When home prices rise quickly, some buyers wait for things to level off. However, what’s more expensive – current higher home prices OR waiting for prices to stop rising so fast? Hint the answer is below next to “Double Ouch“.
Waiting To Buy A Home Can Sting
Periodically, factors combine creating home value spikes. Ultra low home loan rates are a common contributor and in fact fueled the 2020 & 2021 home price jump. Is waiting for that to stop really a good idea?
It makes sense buyers of any product dislike price increases. All that means is they could have bought sooner for less. Does it really mean they should now wait even longer? The question to ask is this – what is worse, not liking a price that has risen OR waiting for an even higher price later on?
What about the massive homeownership income tax benefits sidelined buyer’s forfeit? Seems that waiting to buy impacts buyers in 2 ways: buyers likely pay more after waiting and buyers forfeit the financial benefits of owning a home while they wait. Double ouch!
Homeownership Wealth Math
Tracking historical home prices yields a zig zag line. However, traditionally home values trend up excluding the mid 2000’s crash (which saw full recovery in about half a decade anyway). The other unique thing about homes is they usually have a mortgage tied to them. This is where homeownership wealth math gets good!
For example, examine a buyer purchasing a $600,000 home with an 80% loan to value mortgage ($480,000) at a 4% rate (4.109% APR) on a 30 year fixed mortgage. That equates to a principal, interest, taxes and insurance payment (“PITI”) of $2,450/mo ($220/mo tax & $60/mo insurance included).
Assume in year 1 of owning this home there is 0% home value appreciation. In that year, roughly $1,246 of the homeowner’s $2,450 monthly mortgage payment goes toward building that homeowner’s wealth. This is without any value appreciation! These wealth building benefits come from:
- Mortgage interest deduction on income taxes
- Property tax deductions on income taxes
- Equity building with each monthly payment (the principal portion)

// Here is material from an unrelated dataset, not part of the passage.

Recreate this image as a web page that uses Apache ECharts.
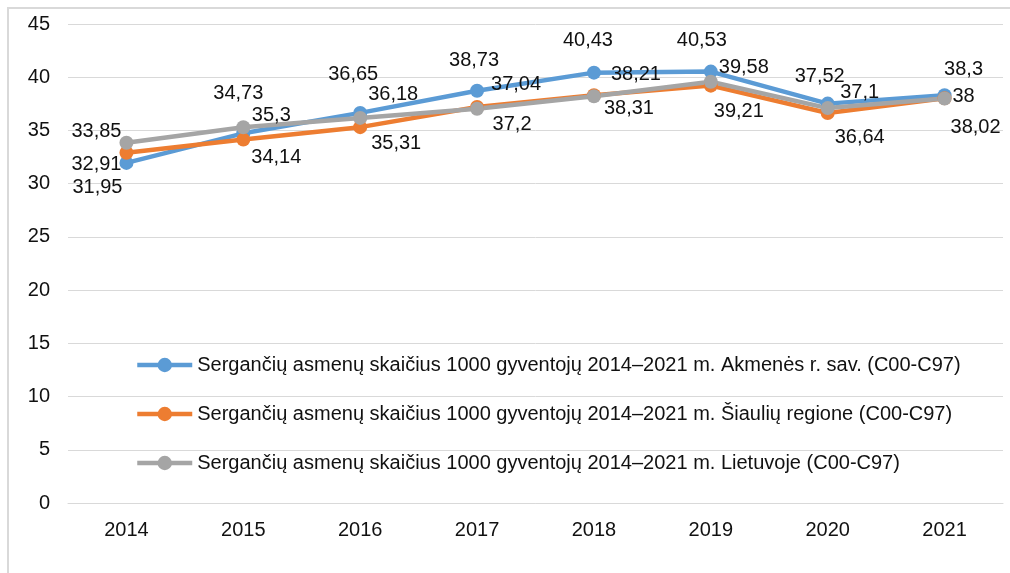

Conversely, the renter paying $2,450/mo in rent contributes $0/mo toward their wealth. At the end of year 1 Mrs. Homeowner’s net worth exceeds Mrs. Renter’s by $14,952 (before including any home value increases). A modest 3% annual increase in home value adds another $18,000 to the homeowner’s wealth and $0 to the renters. All of this despite both having the same monthly housing payment.